Options on Futures, Stocks, or ETFs
Options add another layer of strategic flexibility with defined upfront risk.
Mechanics
- Calls: Right to buy an underlying asset at a set strike before expiration.
- Puts: Right to sell at a set strike before expiration.
- Strike and expiry: Together determine an option’s value alongside volatility.
Common Uses
- Directional bets: Calls for bullish views, puts for bearish.
- Hedging: Protecting existing mining or ETF positions against adverse moves.
- Income: Writing covered calls against mining stock holdings.
- LEAPs: Long-dated options give strategies more time to play out.
Risks
- Time decay: Options lose value as expiration approaches even if the underlying is flat.
- Total loss: Out-of-the-money options can expire worthless.
- High volatility: Returns commonly swing in triple digits, in both directions.
Pooled Accounts and Certificates
Pooled programs let investors own a share of a larger metal holding managed by a custodian.
Allocated vs. Unallocated
- Allocated: Specific bars or coins are segregated and assigned to you. Higher security, higher cost, clearer legal ownership.
- Unallocated: You own a claim against a pool of metal that isn’t separately identified. Lower cost but greater counterparty exposure.
Risks
- Backing verification: Some certificate programs historically have not been fully backed by physical metal.
- Convertibility: Redeeming for physical silver may be restricted or costly.
- Counterparty exposure: You rely on the custodian’s solvency and integrity.

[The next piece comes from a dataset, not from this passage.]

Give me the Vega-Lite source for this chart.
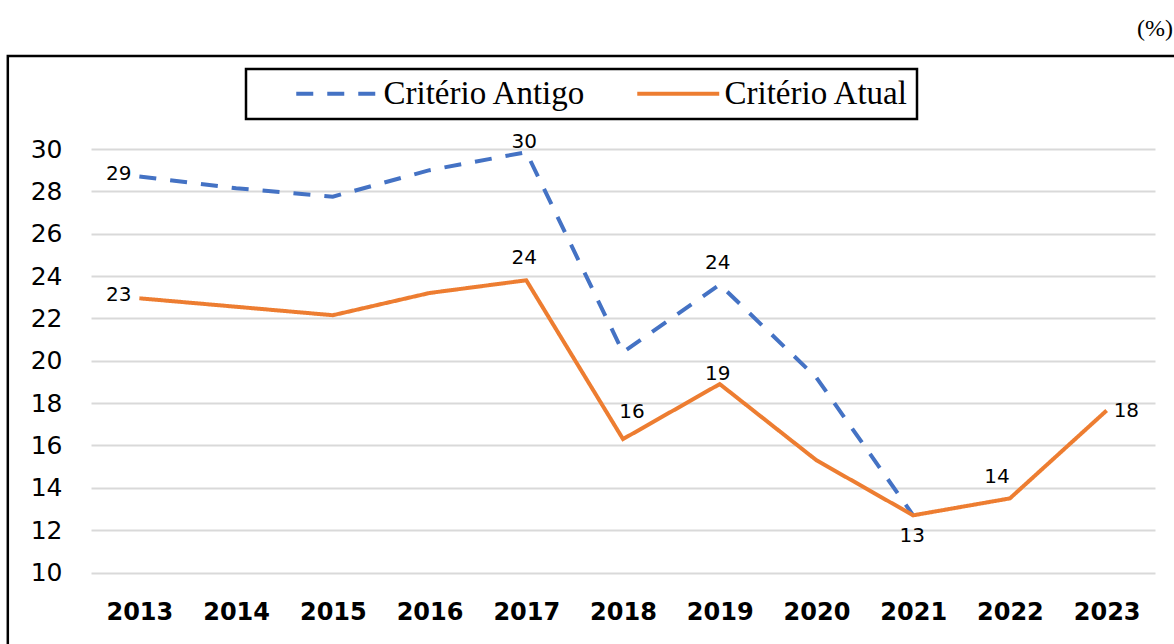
{
  "$schema": "https://vega.github.io/schema/vega-lite/v6.json",
  "width": 1064,
  "height": 423.5,
  "autosize": {"type": "none"},
  "padding": {"left": 91, "top": 149, "right": 19, "bottom": 71.5},
  "background": "white",
  "config": {"view": {"stroke": null}, "legend": {"strokeWidth": 2.5}},
  "title": {"text": "(%)", "anchor": "end", "frame": "group", "font": "Liberation Serif", "fontSize": 24, "fontWeight": "normal", "color": "black", "dx": 18, "offset": 14},
  "data": {"values": [
    {"ano": 2013, "serie": "Critério Antigo", "valor": 28.7},
    {"ano": 2014, "serie": "Critério Antigo", "valor": 28.15},
    {"ano": 2015, "serie": "Critério Antigo", "valor": 27.75},
    {"ano": 2016, "serie": "Critério Antigo", "valor": 29.0},
    {"ano": 2017, "serie": "Critério Antigo", "valor": 29.85},
    {"ano": 2018, "serie": "Critério Antigo", "valor": 20.4},
    {"ano": 2019, "serie": "Critério Antigo", "valor": 23.6},
    {"ano": 2020, "serie": "Critério Antigo", "valor": 19.2},
    {"ano": 2021, "serie": "Critério Antigo", "valor": 12.7},
    {"ano": 2013, "serie": "Critério Atual", "valor": 22.95},
    {"ano": 2014, "serie": "Critério Atual", "valor": 22.55},
    {"ano": 2015, "serie": "Critério Atual", "valor": 22.15},
    {"ano": 2016, "serie": "Critério Atual", "valor": 23.2},
    {"ano": 2017, "serie": "Critério Atual", "valor": 23.8},
    {"ano": 2018, "serie": "Critério Atual", "valor": 16.3},
    {"ano": 2019, "serie": "Critério Atual", "valor": 18.9},
    {"ano": 2020, "serie": "Critério Atual", "valor": 15.3},
    {"ano": 2021, "serie": "Critério Atual", "valor": 12.7},
    {"ano": 2022, "serie": "Critério Atual", "valor": 13.5},
    {"ano": 2023, "serie": "Critério Atual", "valor": 17.65}
  ]},
  "layer": [
    {
      "transform": [{"filter": "datum.serie == 'Critério Antigo'"}],
      "mark": {"type": "line", "strokeWidth": 4, "strokeCap": "butt"},
      "encoding": {
        "x": {"field": "ano", "type": "quantitative", "scale": {"domain": [2012.5, 2023.5], "nice": false, "zero": false},
          "axis": {"values": [2013, 2014, 2015, 2016, 2017, 2018, 2019, 2020, 2021, 2022, 2023], "format": "d", "title": null, "labelFont": "DejaVu Sans", "labelFontSize": 24, "labelFontWeight": "bold", "labelColor": "black", "labelPadding": 28, "ticks": false, "domain": false, "grid": false, "labelFlush": false, "labelOverlap": false}},
        "y": {"field": "valor", "type": "quantitative", "scale": {"domain": [10, 30], "nice": false, "zero": false},
          "axis": {"values": [10, 12, 14, 16, 18, 20, 22, 24, 26, 28, 30], "title": null, "labelFont": "DejaVu Sans", "labelFontSize": 25, "labelColor": "black", "labelPadding": 29, "ticks": false, "domain": false, "grid": true, "gridColor": "#d9d9d9", "gridWidth": 2, "labelFlush": false, "labelOverlap": false}},
        "color": {"field": "serie", "type": "nominal", "scale": {"domain": ["Critério Antigo", "Critério Atual"], "range": ["#4472C4", "#ED7D31"]},
          "legend": {"orient": "none", "legendX": 155, "legendY": -80, "direction": "horizontal", "columns": 2, "gridAlign": "all", "title": null, "labelFont": "Liberation Serif", "labelFontSize": 33, "labelColor": "black", "labelLimit": 600, "symbolType": "M-4,0H4", "symbolSize": 420, "symbolStrokeWidth": 4, "strokeColor": "black", "fillColor": "white", "padding": 8, "symbolOffset": 66.75, "labelOffset": 29.75, "columnPadding": 8}},
        "strokeDash": {"field": "serie", "type": "nominal", "scale": {"domain": ["Critério Antigo", "Critério Atual"], "range": [[17, 14], [1, 0]]},
          "legend": {"orient": "none", "legendX": 155, "legendY": -80, "direction": "horizontal", "columns": 2, "gridAlign": "all", "title": null, "labelFont": "Liberation Serif", "labelFontSize": 33, "labelColor": "black", "labelLimit": 600, "symbolType": "M-4,0H4", "symbolSize": 420, "symbolStrokeWidth": 4, "strokeColor": "black", "fillColor": "white", "padding": 8, "symbolOffset": 66.75, "labelOffset": 29.75, "columnPadding": 8}}
      }
    },
    {
      "transform": [{"filter": "datum.serie == 'Critério Atual'"}],
      "mark": {"type": "line", "strokeWidth": 4, "strokeCap": "butt"},
      "encoding": {
        "x": {"field": "ano", "type": "quantitative"},
        "y": {"field": "valor", "type": "quantitative"},
        "color": {"field": "serie", "type": "nominal"},
        "strokeDash": {"field": "serie", "type": "nominal"}
      }
    },
    {
      "transform": [{"filter": "datum.ano == 2013"}],
      "mark": {"type": "text", "font": "DejaVu Sans", "fontSize": 20, "color": "black", "align": "right", "baseline": "middle", "dx": -8, "dy": -3},
      "encoding": {"x": {"field": "ano", "type": "quantitative"}, "y": {"field": "valor", "type": "quantitative"}, "text": {"field": "valor", "type": "quantitative", "format": ".0f"}}
    },
    {
      "transform": [{"filter": "(datum.serie == 'Critério Antigo' && datum.ano == 2017) || (datum.serie == 'Critério Atual' && datum.ano == 2019)"}],
      "mark": {"type": "text", "font": "DejaVu Sans", "fontSize": 20, "color": "black", "align": "center", "baseline": "middle", "dx": -2, "dy": -10},
      "encoding": {"x": {"field": "ano", "type": "quantitative"}, "y": {"field": "valor", "type": "quantitative"}, "text": {"field": "valor", "type": "quantitative", "format": ".0f"}}
    },
    {
      "transform": [{"filter": "(datum.serie == 'Critério Atual' && datum.ano == 2017) || (datum.serie == 'Critério Antigo' && datum.ano == 2019)"}],
      "mark": {"type": "text", "font": "DejaVu Sans", "fontSize": 20, "color": "black", "align": "center", "baseline": "middle", "dx": -2, "dy": -22},
      "encoding": {"x": {"field": "ano", "type": "quantitative"}, "y": {"field": "valor", "type": "quantitative"}, "text": {"field": "valor", "type": "quantitative", "format": ".0f"}}
    },
    {
      "transform": [{"filter": "datum.serie == 'Critério Atual' && datum.ano == 2018"}],
      "mark": {"type": "text", "font": "DejaVu Sans", "fontSize": 20, "color": "black", "align": "center", "baseline": "middle", "dx": 9, "dy": -27},
      "encoding": {"x": {"field": "ano", "type": "quantitative"}, "y": {"field": "valor", "type": "quantitative"}, "text": {"field": "valor", "type": "quantitative", "format": ".0f"}}
    },
    {
      "transform": [{"filter": "datum.serie == 'Critério Atual' && datum.ano == 2022"}],
      "mark": {"type": "text", "font": "DejaVu Sans", "fontSize": 20, "color": "black", "align": "center", "baseline": "middle", "dx": -13, "dy": -21},
      "encoding": {"x": {"field": "ano", "type": "quantitative"}, "y": {"field": "valor", "type": "quantitative"}, "text": {"field": "valor", "type": "quantitative", "format": ".0f"}}
    },
    {
      "transform": [{"filter": "datum.serie == 'Critério Atual' && datum.ano == 2021"}],
      "mark": {"type": "text", "font": "DejaVu Sans", "fontSize": 20, "color": "black", "align": "center", "baseline": "middle", "dx": -1, "dy": 21},
      "encoding": {"x": {"field": "ano", "type": "quantitative"}, "y": {"field": "valor", "type": "quantitative"}, "text": {"field": "valor", "type": "quantitative", "format": ".0f"}}
    },
    {
      "transform": [{"filter": "datum.serie == 'Critério Atual' && datum.ano == 2023"}],
      "mark": {"type": "text", "font": "DejaVu Sans", "fontSize": 20, "color": "black", "align": "left", "baseline": "middle", "dx": 7, "dy": 0},
      "encoding": {"x": {"field": "ano", "type": "quantitative"}, "y": {"field": "valor", "type": "quantitative"}, "text": {"field": "valor", "type": "quantitative", "format": ".0f"}}
    },
    {
      "data": {"values": [{}]},
      "mark": {"type": "rect", "fillOpacity": 0, "stroke": "black", "strokeWidth": 2.5},
      "encoding": {
        "x": {"datum": 2011.64, "type": "quantitative"},
        "x2": {"datum": 2024.6},
        "y": {"datum": 34.39, "type": "quantitative"},
        "y2": {"datum": 5}
      }
    }
  ]
}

- Regulatory gaps: Oversight can vary significantly by jurisdiction.
Strategy and Risk Management
Indirect methods work best when they complement, rather than replace, a foundation of physical holdings.
- Diversification: Silver should be a meaningful but limited slice of a broader portfolio.
- Match the tool to the goal: ETFs for liquid tactical exposure, miners for leverage in bull markets, streamers for diversified upside, derivatives only for those who understand them.
- Dollar-cost averaging: Smooths timing risk when accumulating exposure through indirect vehicles.
- Core-satellite: Treat physical silver as the core position and rotate around it with indirect vehicles.
Relative Performance
- ETFs generally track silver closely but lag slightly due to fees.
- Mining stocks can dramatically outperform or underperform the metal based on company execution.
- Streamers and royalties can generate alpha through superior capital allocation.
- Futures and options amplify both gains and losses relative to spot silver.
Different vehicles also behave very differently across bull markets, bear markets, and stress periods, which is why most disciplined investors hold a mix rather than relying on any single approach.